Sight-seeing in Kathmandu is an endurance sport. The whole city is clogged with motorbikes, pedestrians, tiny Suzuki taxis and other random obstacles, which might be okay if the roads weren’t barely one lane wide with shops and street pedlars spilling out onto them. Crossing a road is like walking across the dodgems ride at a fairground. And the bikes and the taxis go beep beep beep beep BEEP beep beep beep beep beep BEEEEEEEP beep beep BEEP beep beep all day long. If you decide to take a taxi instead, you typically have to try three before finding one who won’t insist on trying to overcharge the tourist even though you’ve made it clear that you know what the going rate is for that journey.
The smog is atrocious in the streets; it took about an hour for us both to develop a bit of a cough, and after a couple of days my eyes are hurting. I have never been anywhere more polluted, and can’t begin to imagine what it does to the life expectancy of the poor sods who live and work here, many of whom sit at their street stalls with handkerchiefs pressed to their mouths and eyes half-shut. Kathmandu is surrounded by mountains – but you can’t actually see them through the soup! We’ve crossed several rivers, the banks of which are mountains of trash and the channels essentially sewers. The locals’ habit of just dropping rubbish in the street wherever some rubbish has already been dropped could also do with changing.

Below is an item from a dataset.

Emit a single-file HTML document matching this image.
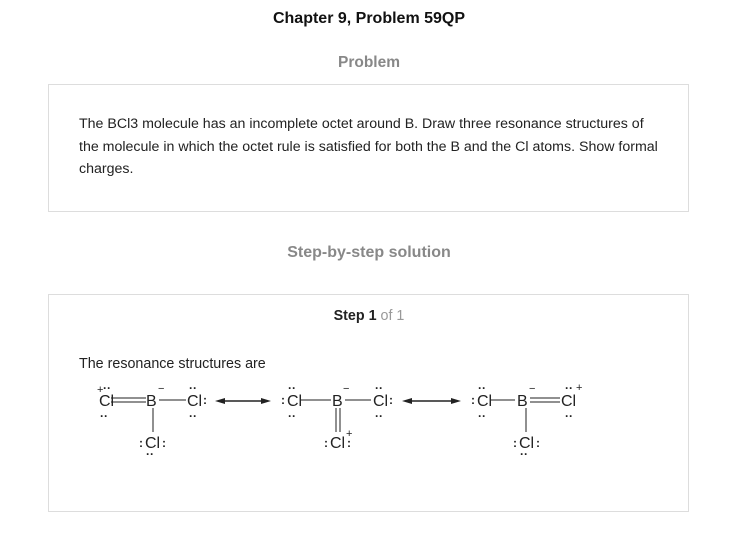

The one redeeming feature of Thamel, the tourist district, is that the streets are a tiny bit less insane than elsewhere. But otherwise it’s a typical tourist area teeming with shops selling handicrafts and knock-off trekking equipment, cheap guesthouses and restaurants offering pizza and chips. Kathmandu was apparently a really good place for a traveller to just hang out and relax a while, but the only way to relax here is to stay in your hotel room or a good cafe you know.
I need to balance my bile with some positive points.
- Everything is very cheap, a good meal for two could be £5 to £15 and they cleaned the sensor of the annoying little camera for £20 where the same cost £30 in Cape Town.
- I also have an inordinate fondness for the national drink, milky masala tea just like in India and here only 25p. On reflection, I haven’t had a single cup of coffee here.
- Another comparison with India, the touts and guys who want to be your guide are more polite and less parasitic here. Indeed, their tactic often seems to be the sob story – “I’m a guide, but I haven’t found anyone yet to guide today and so I have no money”. Hmm. You can’t be a very good guide then, can you?
- The best things we’ve seen are the Swayambuna stupa, the village of Bungamati and the Durbar Square in the neighbour city of Patan – though all outside of Kathmandu proper.
- And all the Nepalese we’ve met have been friendly and (attempted to be) helpful.
Probably the most positive point is our host at the Dolphin Guesthouse, Surendra. He’s been incredibly helpful, and took me out to find the camera repair place (up a back staircase in the shady interior of an unmarked building – not somewhere I’d find myself!) as well as providing lots of useful advice. Our room is small but okay, though the bathroom is intended for a contortionist as the loo is situated where you would want to stand in front of the sink.
Kathmandu: it’s polluted, frenzied, unappealing and exhausting. Let’s dub it the “gateway to Nepal” and hope the rest of the country is better.
Related Images:
lol, yeah you’ve really sold it there, after going pea green over your Madagascar exploits this made me feel better so thanks. You should have brought your stormtrooper respirator suit after all it seems…
We’re staying in Bhaktapur now, a city merely 12km from Kathmandu and (to paraphrase the guidebook) it really is just like Kathmandu would have been two decades ago. So that’s a hot tip if you ever do come to this part of the world – stay in Bhaktapur, day-trip to Kathmandu for the sights.